As ridiculous as it is to have an opt-out clause for parents who do not want their children to drink chocolate milk in local public schools (this isn’t sex ed or frog dissection where ethics are at issue), it was the best decision the Santa Monica-Malibu Unified Board of Education could make.

With a 5-2 vote, the school board before a capacity crowd instructed staff Wednesday night to create a process for parents to notify schools that their children should not be served flavored milk, which some say contains too much sugar and calories, contributing to the rise in childhood obesity.

There was a lot of emotion coming from both sides. There were those who wanted the SMMUSD to follow the lead of other school districts and outright ban flavored milk. Others said chocolate milk was the least of their worries and banning it could lead to less kids drinking milk, an important source of calcium. The district serves about 11,500 students, with nearly a third qualifying for free or reduced-priced meals that include the chocolate milk.

The Daily Press was never in support of an outright ban. We felt that the benefits of drinking milk, whether it be chocolate or strawberry, far outweighed the negatives, especially if parents are making sure that their kids are eating healthy at home and are staying active. If parents are providing nutritional food for breakfast and dinner, and are making sure their kids get off the couch, then a few extra teaspoons of sugar shouldn’t matter. In the end, it all comes down to parental involvement. The school board’s compromise gives parents the power to say yes or no to flavored milk.

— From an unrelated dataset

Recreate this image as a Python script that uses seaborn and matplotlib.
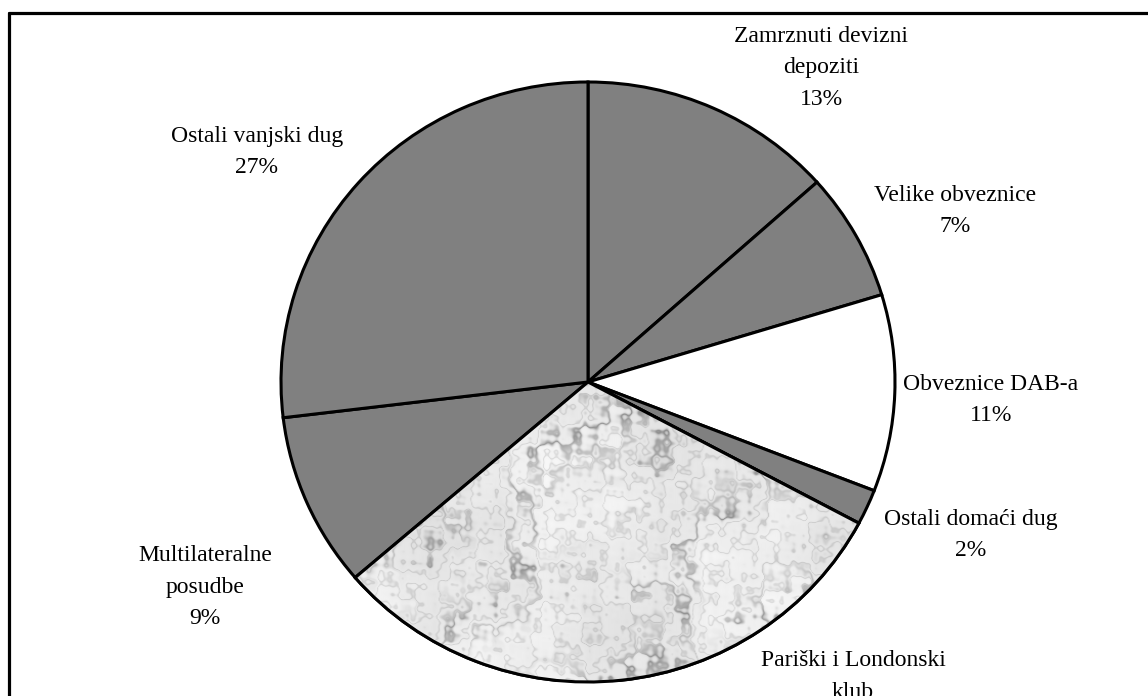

Now, instead of wasting hours debating chocolate milk, let’s focus on what really matters: reforming the disciplinary policies of the district, which the school board didn’t get to because some people love the sound of their own voice and decided debating the benefits of milk dispensers over cartons was crucial. Wouldn’t it be nice if parents and board members did the same amount of research and argued with the same amount of fervor about curriculum, closing the achievement gap or other critical issues.